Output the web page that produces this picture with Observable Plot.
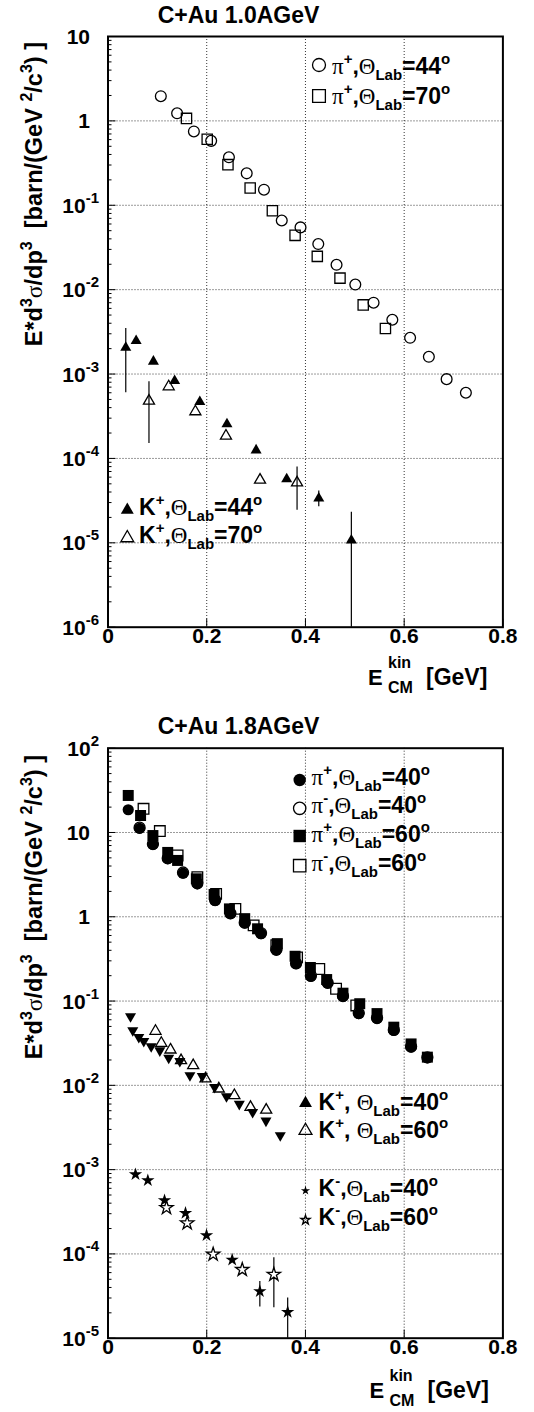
<!DOCTYPE html>
<html><head><meta charset="utf-8">
<script src="https://cdn.jsdelivr.net/npm/d3@7"></script>
<script src="https://cdn.jsdelivr.net/npm/@observablehq/plot@0.6"></script>
<style>
html,body{margin:0;padding:0;background:#fff;}
#wrap{position:relative;width:534px;height:1412px;overflow:hidden;}
#wrap svg{position:absolute;left:0;}
</style></head><body><div id="wrap"></div>
<script>
// ---------- DATA: panel 1 (C+Au 1.0 AGeV) ----------
const pip44_x = [0.107,0.140,0.174,0.209,0.245,0.281,0.316,0.352,0.390,0.426,0.463,0.501,0.538,0.576,0.612,0.650,0.686,0.725];
const pip44_y = [1.96,1.23,0.75,0.58,0.37,0.239,0.153,0.066,0.0547,0.0347,0.0197,0.0115,0.0070,0.0044,0.00269,0.0016,0.00087,0.0006];
const pip70_x = [0.159,0.201,0.243,0.288,0.333,0.379,0.424,0.470,0.517,0.562];
const pip70_y = [1.07,0.605,0.303,0.16,0.086,0.044,0.0248,0.0137,0.0066,0.00347];
const kp44_x = [0.036,0.057,0.092,0.135,0.186,0.241,0.300,0.362,0.427,0.493];
const kp44_y = [0.00206,0.00248,0.00141,0.00083,0.000468,0.000255,0.000125,5.7e-5,3.37e-5,1.07e-5];
const kp44_err_x = [0.036,0.427,0.493];
const kp44_err_lo = [0.0006,2.68e-5,1e-7];
const kp44_err_hi = [0.00347,4.1e-5,2.3e-5];
const kp70_x = [0.083,0.123,0.177,0.239,0.308,0.383];
const kp70_y = [0.00048,0.00071,0.000359,0.000185,5.56e-5,5.16e-5];
const kp70_err_x = [0.083,0.383];
const kp70_err_lo = [0.00015,2.43e-5];
const kp70_err_hi = [0.00081,7.9e-5];

// ---------- DATA: panel 2 (C+Au 1.8 AGeV) ----------
const pip60_x = [0.041,0.066,0.091,0.121,0.141,0.179,0.215,0.246,0.277,0.303,0.343,0.379,0.410,0.443,0.476,0.510,0.545,0.579,0.614,0.647];
const pip60_y = [27.5,15.9,9.2,5.8,4.66,2.82,1.84,1.24,0.95,0.72,0.48,0.34,0.25,0.18,0.124,0.093,0.071,0.049,0.031,0.0216];
const pip40_x = [0.041,0.064,0.091,0.121,0.152,0.181,0.217,0.248,0.277,0.310,0.341,0.381,0.411,0.445,0.476,0.508,0.545,0.579,0.614,0.647];
const pip40_y = [18.6,11.2,7.2,4.88,3.29,2.46,1.56,1.09,0.84,0.63,0.40,0.277,0.196,0.163,0.113,0.071,0.062,0.0448,0.0284,0.0212];
const pim60_x = [0.072,0.105,0.141,0.181,0.219,0.258,0.295,0.341,0.383,0.428,0.462,0.503];
const pim60_y = [19.1,10.4,5.33,2.95,1.87,1.24,0.79,0.46,0.33,0.24,0.14,0.0887];
const pim40_x = [0.064,0.091,0.121,0.152,0.181,0.217,0.248,0.277,0.310,0.341,0.381,0.411,0.445,0.476,0.508,0.545,0.579,0.614,0.647];
const pim40_y = [11.4,7.3,4.95,3.35,2.5,1.58,1.1,0.85,0.64,0.41,0.28,0.2,0.165,0.115,0.072,0.063,0.0455,0.0288,0.0215];
const kp40_x = [0.0456,0.0502,0.0624,0.0725,0.0875,0.105,0.123,0.1455,0.166,0.191,0.216,0.240,0.266,0.293,0.320,0.349];
const kp40_y = [0.0656,0.0448,0.0373,0.0334,0.0289,0.0259,0.0212,0.0194,0.0131,0.0128,0.0095,0.0074,0.0060,0.0048,0.0038,0.00255];
const kp60_x = [0.0962,0.108,0.1266,0.148,0.1726,0.1975,0.2245,0.256,0.2887,0.3205];
const kp60_y = [0.044,0.0317,0.0264,0.0197,0.0172,0.012,0.0091,0.0076,0.0055,0.0051];
const km40_x = [0.0557,0.0807,0.1145,0.157,0.1996,0.2516,0.3076,0.364];
const km40_y = [0.000877,0.000745,0.000431,0.000305,0.000166,8.5e-5,3.6e-5,2.04e-5];
const km40_err_x = [0.3076,0.364];
const km40_err_lo = [2.34e-5,1e-6];
const km40_err_hi = [4.7e-5,3.0e-5];
const km60_x = [0.1185,0.1604,0.213,0.272,0.336];
const km60_y = [0.000353,0.000232,9.9e-5,6.5e-5,5.7e-5];
const km60_err_x = [0.336];
const km60_err_lo = [2.3e-5];
const km60_err_hi = [9.0e-5];

// ---------- ticks / labels ----------
const xTicks = [0,0.2,0.4,0.6,0.8];
const xTickLabels = ["0","0.2","0.4","0.6","0.8"];
const xGrid = [0.2,0.4,0.6];
const p1Decades = [1e-6,1e-5,1e-4,1e-3,1e-2,1e-1,1,10];
const p1TickBase = ["10","10","10","10","10","10","1","10"];
const p1TickExp  = ["-6","-5","-4","-3","-2","-1","",""];
const p2Decades = [1e-5,1e-4,1e-3,1e-2,1e-1,1,10,100];
const p2TickBase = ["10","10","10","10","10","1","10","10"];
const p2TickExp  = ["-5","-4","-3","-2","-1","","","2"];

// ---------- helpers ----------
const SANS = "'Liberation Sans', Arial, Helvetica, sans-serif";
const SERIF = "'Liberation Serif', 'Times New Roman', serif";
const rows = (xs, ys) => xs.map((x, i) => ({x, y: ys[i]}));
const errRows = (xs, lo, hi) => xs.map((x, i) => ({x, lo: lo[i], hi: hi[i]}));
const triDown = {draw(ctx, size) {
  const y = -Math.sqrt(size / (Math.sqrt(3) * 3));
  ctx.moveTo(0, -2 * y); ctx.lineTo(Math.sqrt(3) * y, y); ctx.lineTo(-Math.sqrt(3) * y, y); ctx.closePath();
}};
function minors(decades) {
  const out = [];
  for (let i = 0; i < decades.length - 1; i++) for (let m = 2; m <= 9; m++) out.push(m * decades[i]);
  return out;
}
function rich(g, x, y, parts, size, anchor = "start", rotate = false) {
  const t = g.append("text").attr("font-family", SANS).attr("font-weight", "bold")
    .attr("font-size", size).attr("text-anchor", anchor).attr("fill", "#000")
    .style("white-space", "pre");
  if (rotate) t.attr("transform", `translate(${x},${y}) rotate(-90)`); else t.attr("x", x).attr("y", y);
  let cur = 0;
  for (const p of parts) {
    const s = t.append("tspan").text(p.t);
    const target = p.dy || 0;
    if (target - cur) s.attr("dy", target - cur);
    cur = target;
    if (p.size) s.attr("font-size", p.size);
    if (p.serif) s.attr("font-family", SERIF).attr("font-weight", "normal");
  }
  return t;
}
function sym(g, type, cx, cy, r, filled, rot = 0) {
  g.append("path").attr("d", d3.symbol(type, Math.PI * r * r)())
    .attr("transform", `translate(${cx},${cy}) rotate(${rot})`)
    .attr("fill", filled ? "#000" : "none").attr("stroke", "#000").attr("stroke-width", filled ? 0 : 1.3);
}
const SUP = 15, SUPDY = -10, SUBDY = 6;
function legendParts(part, sign, angle, spaced) {
  return [
    part === "pi" ? {t: "π", serif: true} : {t: "K"},
    {t: sign, dy: SUPDY, size: SUP},
    {t: spaced ? ", " : ","},
    {t: "Θ", serif: true},
    {t: "Lab", dy: SUBDY, size: SUP},
    {t: "=" + angle},
    {t: "o", dy: SUPDY, size: SUP}
  ];
}
const yTitleParts = [
  {t: "E*d"}, {t: "3", dy: SUPDY, size: 16}, {t: "σ", serif: true}, {t: "/dp"}, {t: "3", dy: SUPDY, size: 16},
  {t: "  [barn/(GeV "}, {t: "2", dy: SUPDY, size: 16}, {t: "/c"}, {t: "3", dy: SUPDY, size: 16}, {t: ") ]"}
];

const mL = 107.5, mR = 31.6, W = 534;
const frameW = W - mL - mR;

function basePanel({height, mt, mb, ydom, decades, marks}) {
  const frameH = height - mt - mb;
  const grid = {stroke: "#000", strokeWidth: 0.8, strokeDasharray: "1,2"};
  return Plot.plot({
    width: W, height, marginLeft: mL, marginRight: mR, marginTop: mt, marginBottom: mb,
    style: {background: "white", overflow: "visible"},
    x: {domain: [0, 0.8], axis: null},
    y: {type: "log", domain: ydom, axis: null},
    marks: [
      Plot.ruleX(xGrid, grid),
      Plot.ruleY(decades.slice(1, -1), grid),
      Plot.tickY(decades, {stroke: "#000", strokeWidth: 1, insetRight: frameW - 8}),
      Plot.tickY(minors(decades), {stroke: "#000", strokeWidth: 1, insetRight: frameW - 4}),
      Plot.tickX(xTicks, {stroke: "#000", strokeWidth: 1, insetTop: frameH - 8}),
      Plot.text(xTicks, {x: d => d, text: (d, i) => xTickLabels[i], frameAnchor: "bottom", dy: 16,
        fontSize: 21, fontWeight: "bold", fontFamily: SANS, fill: "#000"}),
      ...marks,
      Plot.frame({stroke: "#000", strokeWidth: 2})
    ]
  });
}
function yLabels(chart, decades, base, exp, g) {
  const ys = chart.scale("y");
  decades.forEach((d, i) => {
    const py = ys.apply(d);
    if (exp[i]) rich(g, 99, py + 8, [{t: base[i]}, {t: exp[i], dy: -10, size: 15}], 21, "end");
    else rich(g, 90, py + 8, [{t: base[i]}], 21, "end");
  });
}
function xTitle(g, x, y) {
  rich(g, x, y, [{t: "E"}], 22);
  rich(g, x + 20, y - 17, [{t: "kin"}], 16);
  rich(g, x + 20, y + 8, [{t: "CM"}], 16);
  rich(g, x + 58, y, [{t: "[GeV]"}], 23);
}

const wrap = d3.select("#wrap");

const open = (sym, r) => ({x: "x", y: "y", symbol: sym, r, fill: "none", stroke: "#000", strokeWidth: 1.3});
const full = (sym, r) => ({x: "x", y: "y", symbol: sym, r, fill: "#000", stroke: "none"});
const errMark = (data) => Plot.ruleX(data, {x: "x", y1: "lo", y2: "hi", stroke: "#000", strokeWidth: 1.2, clip: true});

// ---------- panel 1 ----------
const c1 = basePanel({
  height: 700, mt: 36, mb: 73.3, ydom: [1e-6, 10], decades: p1Decades,
  marks: [
    errMark(errRows(kp44_err_x, kp44_err_lo, kp44_err_hi)),
    errMark(errRows(kp70_err_x, kp70_err_lo, kp70_err_hi)),
    Plot.dot(rows(pip44_x, pip44_y), open("circle", 5.4)),
    Plot.dot(rows(pip70_x, pip70_y), open("square", 5.8)),
    Plot.dot(rows(kp44_x, kp44_y), full("triangle", 4.1)),
    Plot.dot(rows(kp70_x, kp70_y), open("triangle", 4.1))
  ]
});
c1.style.top = "0px";
wrap.node().appendChild(c1);
{
  const g = d3.select(c1).append("g");
  yLabels(c1, p1Decades, p1TickBase, p1TickExp, g);
  rich(g, 238.5, 23, [{t: "C+Au 1.0AGeV"}], 23, "middle");
  rich(g, 42, 42, yTitleParts, 23.5, "end", true);
  xTitle(g, 368, 685);
  sym(g, d3.symbolCircle, 319, 65, 6.5, false);
  rich(g, 332, 74, legendParts("pi", "+", "44", false), 23);
  sym(g, d3.symbolSquare, 319, 96, 7.2, false);
  rich(g, 332, 104, legendParts("pi", "+", "70", false), 23);
  sym(g, d3.symbolTriangle, 127.3, 510, 4.8, true);
  rich(g, 139, 515, legendParts("K", "+", "44", false), 23);
  sym(g, d3.symbolTriangle, 127.3, 538, 4.8, false);
  rich(g, 139, 543, legendParts("K", "+", "70", false), 23);
}

// ---------- panel 2 ----------
const c2 = basePanel({
  height: 712, mt: 47.7, mb: 74.3, ydom: [1e-5, 100], decades: p2Decades,
  marks: [
    errMark(errRows(km40_err_x, km40_err_lo, km40_err_hi)),
    errMark(errRows(km60_err_x, km60_err_lo, km60_err_hi)),
    Plot.dot(rows(pim60_x, pim60_y), {...open("square", 6.0), fill: "white"}),
    Plot.dot(rows(pim40_x, pim40_y), {...open("circle", 5.5), fill: "white"}),
    Plot.dot(rows(pip60_x, pip60_y), full("square", 6.2)),
    Plot.dot(rows(pip40_x, pip40_y), full("circle", 5.6)),
    Plot.dot(rows(kp40_x, kp40_y), full(triDown, 4.1)),
    Plot.dot(rows(kp60_x, kp60_y), open("triangle", 4.1)),
    Plot.dot(rows(km40_x, km40_y), full("star", 4.2)),
    Plot.dot(rows(km60_x, km60_y), {...open("star", 4.2), fill: "white"})
  ]
});
c2.style.top = "700px";
wrap.node().appendChild(c2);
{
  const g = d3.select(c2).append("g");
  const o = 700;
  yLabels(c2, p2Decades, p2TickBase, p2TickExp, g);
  rich(g, 238.5, 734 - o, [{t: "C+Au 1.8AGeV"}], 23, "middle");
  rich(g, 42, 755 - o, yTitleParts, 23.5, "end", true);
  xTitle(g, 369.5, 1398 - o);
  sym(g, d3.symbolCircle, 299.7, 780 - o, 6.2, true);
  rich(g, 311.6, 785 - o, legendParts("pi", "+", "40", false), 23);
  sym(g, d3.symbolCircle, 299.7, 808.3 - o, 6.2, false);
  rich(g, 311.6, 813.3 - o, legendParts("pi", "-", "40", false), 23);
  sym(g, d3.symbolSquare, 299.7, 836 - o, 7.0, true);
  rich(g, 311.6, 841.7 - o, legendParts("pi", "+", "60", false), 23);
  sym(g, d3.symbolSquare, 299.7, 865.7 - o, 7.0, false);
  rich(g, 311.6, 870.7 - o, legendParts("pi", "-", "60", false), 23);
  sym(g, d3.symbolTriangle, 305.5, 1103.3 - o, 4.8, true);
  rich(g, 318.5, 1110 - o, legendParts("K", "+", "40", true), 23);
  sym(g, d3.symbolTriangle, 305.5, 1130.7 - o, 4.8, false);
  rich(g, 318.5, 1138.3 - o, legendParts("K", "+", "60", true), 23);
  sym(g, d3.symbolStar, 305.5, 1190.7 - o, 2.9, true);
  rich(g, 318.5, 1196 - o, legendParts("K", "-", "40", false), 23);
  sym(g, d3.symbolStar, 305.5, 1220 - o, 2.9, false);
  rich(g, 318.5, 1225 - o, legendParts("K", "-", "60", false), 23);
}
</script>
</body></html>
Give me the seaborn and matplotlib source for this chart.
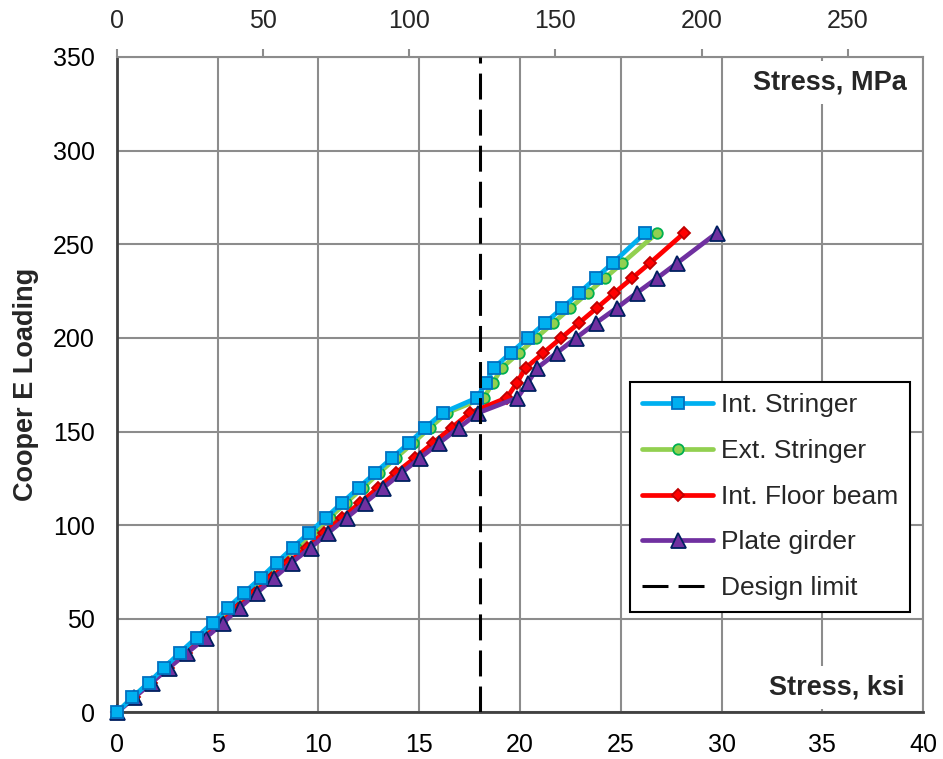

* What is being asked:
The required output is the exact run of lines from the start of the records through the line containing "const kp70_err_hi = [0.00081,7.9e-5];", both ends included, with no pictures.

* Task output:
Output the web page that produces this picture with Observable Plot.
<!DOCTYPE html>
<html><head><meta charset="utf-8">
<script src="https://cdn.jsdelivr.net/npm/d3@7"></script>
<script src="https://cdn.jsdelivr.net/npm/@observablehq/plot@0.6"></script>
<style>
html,body{margin:0;padding:0;background:#fff;}
#wrap{position:relative;width:534px;height:1412px;overflow:hidden;}
#wrap svg{position:absolute;left:0;}
</style></head><body><div id="wrap"></div>
<script>
// ---------- DATA: panel 1 (C+Au 1.0 AGeV) ----------
const pip44_x = [0.107,0.140,0.174,0.209,0.245,0.281,0.316,0.352,0.390,0.426,0.463,0.501,0.538,0.576,0.612,0.650,0.686,0.725];
const pip44_y = [1.96,1.23,0.75,0.58,0.37,0.239,0.153,0.066,0.0547,0.0347,0.0197,0.0115,0.0070,0.0044,0.00269,0.0016,0.00087,0.0006];
const pip70_x = [0.159,0.201,0.243,0.288,0.333,0.379,0.424,0.470,0.517,0.562];
const pip70_y = [1.07,0.605,0.303,0.16,0.086,0.044,0.0248,0.0137,0.0066,0.00347];
const kp44_x = [0.036,0.057,0.092,0.135,0.186,0.241,0.300,0.362,0.427,0.493];
const kp44_y = [0.00206,0.00248,0.00141,0.00083,0.000468,0.000255,0.000125,5.7e-5,3.37e-5,1.07e-5];
const kp44_err_x = [0.036,0.427,0.493];
const kp44_err_lo = [0.0006,2.68e-5,1e-7];
const kp44_err_hi = [0.00347,4.1e-5,2.3e-5];
const kp70_x = [0.083,0.123,0.177,0.239,0.308,0.383];
const kp70_y = [0.00048,0.00071,0.000359,0.000185,5.56e-5,5.16e-5];
const kp70_err_x = [0.083,0.383];
const kp70_err_lo = [0.00015,2.43e-5];
const kp70_err_hi = [0.00081,7.9e-5];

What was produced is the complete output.